On Friday, the local government’s Housing and Resettlement Office convened a team of design engineers and architects to come up with a subdivision plan.
City information officer Melvin Anggot said the subdivision plan was expected to be completed within a week, along with other legal requisites like the housing and land-use clearance and Philippine Coconut Authority clearance to cut coconut trees in the covered area.
Permanent solution sought
Earlier, Mayor Lawrence Cruz said any relocation effort must be “a permanent solution” to the housing needs of the evacuees.
The resettlement plan will be based on the core shelter standards set by the DSWD—a house with a floor area of 60 sq. m on 80-sq. m lot. The DSWD funding assistance is based on a cost of P70,000 per housing unit.

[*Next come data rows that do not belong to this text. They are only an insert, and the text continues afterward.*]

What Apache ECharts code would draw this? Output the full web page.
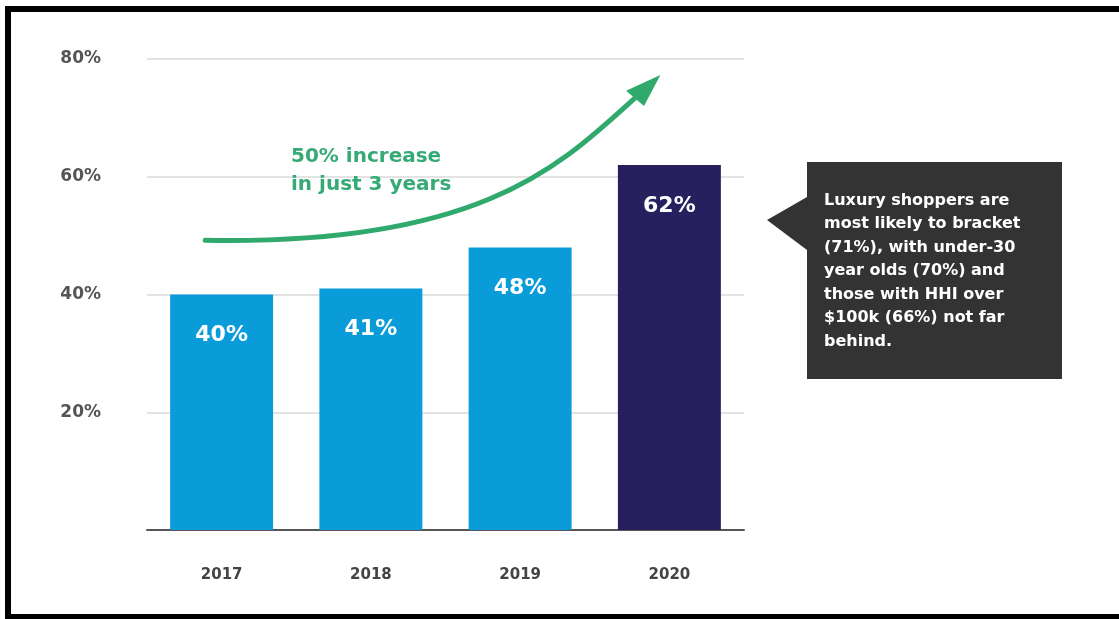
<!DOCTYPE html>
<html>
<head>
<meta charset="utf-8">
<script src="https://cdn.jsdelivr.net/npm/echarts@6/dist/echarts.min.js"></script>
<style>
  html, body { margin: 0; padding: 0; background: #ffffff; }
  #chart { width: 1119px; height: 619px; }
</style>
</head>
<body>
<div id="chart"></div>
<script>
// Share of shoppers who bracket, by year
const years = ['2017', '2018', '2019', '2020'];
const shares = [40, 41, 48, 62];
const barColors = ['#0a9bd9', '#0a9bd9', '#0a9bd9', '#26215e'];
const yTicks = [0, 20, 40, 60, 80];

const growthNote = ['50% increase', 'in just 3 years'];
const calloutLines = [
  'Luxury shoppers are',
  'most likely to bracket',
  '(71%), with under-30',
  'year olds (70%) and',
  'those with HHI over',
  '$100k (66%) not far',
  'behind.'
];

// Trend arrow, given in data space as [category position, percent]
const trendCurve = [[-0.11, 49.2], [1.735, 48.3], [2.27, 61.9], [2.77, 73.4]];
const trendHead = [[2.94, 77.3], [2.71, 74.6], [2.83, 72.0]];

const GREEN = '#2fa96c';
const FONT = '"DejaVu Sans", Verdana, sans-serif';

const chart = echarts.init(document.getElementById('chart'), null, { renderer: 'canvas' });

chart.setOption({
  animation: false,
  backgroundColor: '#ffffff',
  grid: { left: 147, right: 375, top: 59, bottom: 89, containLabel: false },
  xAxis: {
    type: 'category',
    data: years,
    axisTick: { show: false },
    axisLine: { show: true, lineStyle: { color: '#555555', width: 2 } },
    axisLabel: { color: '#444444', fontFamily: FONT, fontWeight: 'bold', fontSize: 15, margin: 38 }
  },
  yAxis: {
    type: 'value',
    min: yTicks[0],
    max: yTicks[yTicks.length - 1],
    interval: 20,
    axisLine: { show: false },
    axisTick: { show: false },
    splitLine: { lineStyle: { color: '#e3e3e3', width: 2 } },
    axisLabel: {
      color: '#555555', fontFamily: FONT, fontWeight: 'bold', fontSize: 17, margin: 46,
      formatter: v => (v === 0 ? '' : v + '%')
    }
  },
  series: [{
    type: 'bar',
    barWidth: '69%',
    data: shares.map((v, i) => ({ value: v, itemStyle: { color: barColors[i] } })),
    label: {
      show: true,
      position: 'insideTop',
      distance: 30,
      color: '#ffffff',
      fontFamily: FONT,
      fontWeight: 'bold',
      fontSize: 22,
      formatter: p => p.value + '%'
    }
  }]
});

// Map a [category position, percent] pair to pixels
function toPx(pt) {
  const a = chart.convertToPixel({ xAxisIndex: 0 }, years[0]);
  const b = chart.convertToPixel({ xAxisIndex: 0 }, years[1]);
  const y = chart.convertToPixel({ yAxisIndex: 0 }, pt[1]);
  return [a + (b - a) * pt[0], y];
}

const c = trendCurve.map(toPx);
const head = trendHead.map(toPx);

// Callout box with a pointer on its left side
const box = { x: 807, y: 162, w: 255, h: 217 };
const pointer = [[767, 220], [box.x, 197], [box.x, 250]];

chart.setOption({
  graphic: [
    {
      type: 'bezierCurve',
      shape: { x1: c[0][0], y1: c[0][1], cpx1: c[1][0], cpy1: c[1][1], cpx2: c[2][0], cpy2: c[2][1], x2: c[3][0], y2: c[3][1] },
      style: { stroke: GREEN, lineWidth: 5, fill: null, lineCap: 'round' },
      z: 10
    },
    {
      type: 'polygon',
      shape: { points: head },
      style: { fill: GREEN },
      z: 10
    },
    {
      type: 'text',
      left: 291, top: 143,
      style: {
        text: growthNote.join('\n'),
        fill: '#35aa74',
        font: 'bold 20px ' + FONT,
        lineHeight: 28
      },
      z: 10
    },
    {
      type: 'rect',
      shape: { x: box.x, y: box.y, width: box.w, height: box.h },
      style: { fill: '#333333' },
      z: 10
    },
    {
      type: 'polygon',
      shape: { points: pointer },
      style: { fill: '#333333' },
      z: 10
    },
    {
      type: 'text',
      left: 824, top: 189,
      style: {
        text: calloutLines.join('\n'),
        fill: '#ffffff',
        font: 'bold 16px ' + FONT,
        lineHeight: 23.5
      },
      z: 11
    },
    // picture frame
    { type: 'rect', shape: { x: 5, y: 6, width: 1114, height: 6 }, style: { fill: '#000000' }, z: 20 },
    { type: 'rect', shape: { x: 5, y: 6, width: 6, height: 613 }, style: { fill: '#000000' }, z: 20 },
    { type: 'rect', shape: { x: 5, y: 614, width: 1114, height: 5 }, style: { fill: '#000000' }, z: 20 }
  ]
});
</script>
</body>
</html>
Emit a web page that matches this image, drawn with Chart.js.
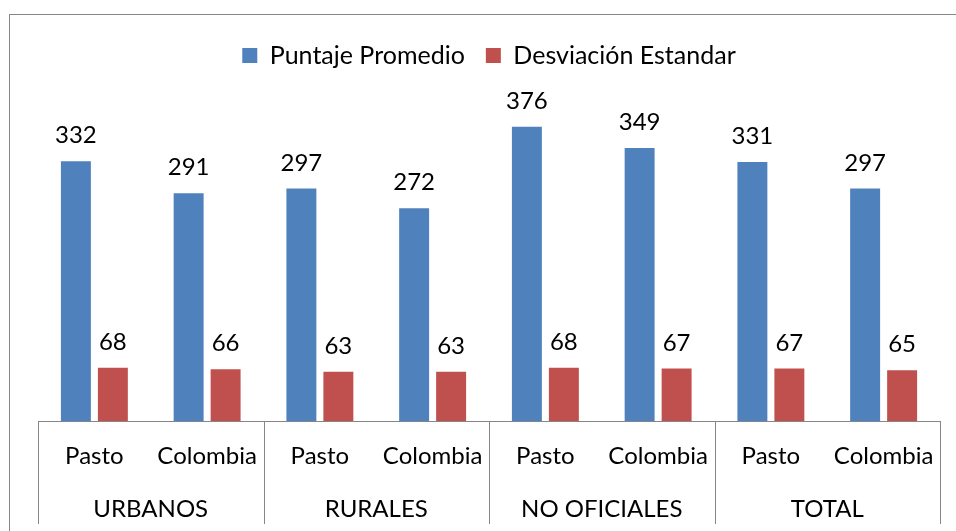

For each unit, the Iligan local government will provide an additional P30,000 “to ensure these would come out decent,” said Anggot.
Several groups like Gawad Kalinga, Habitat for Humanity and EcoWeb have been identified as possible partners in building the houses. EcoWeb has started producing lumber out of the “killer logs” along the Iligan coast.
UP geohazard map
Anggot said the results of a geohazard mapping done by the University of the Philippines’ National Institute for Geological Sciences would guide the local government in declaring areas as “no-go zones” for settlements.
Those who were left homeless by the flood and come from these geologically hazardous areas will be prevented from settling back there and would be told to resettle, Anggot added.
Hit hard by the flood were the villages of Santa Felomina, Upper Hinaplanon, Hinaplanon Proper and Santiago.
Anggot said families whose houses were “totally washed out” and who used to live in geohazardous areas would be the priority for relocation.
Apart from the Santa Elena land, the local government is considering other relocation sites, such as a 2-ha lot in Santa Felomina village and an 8-ha property owned by NSC in Suarez village.
As of December 29, the City Social Welfare and Development Office counted 4,385 “totally damaged” houses in 28 barangays as a result of the flood. About 10,817 more houses were “partially damaged.”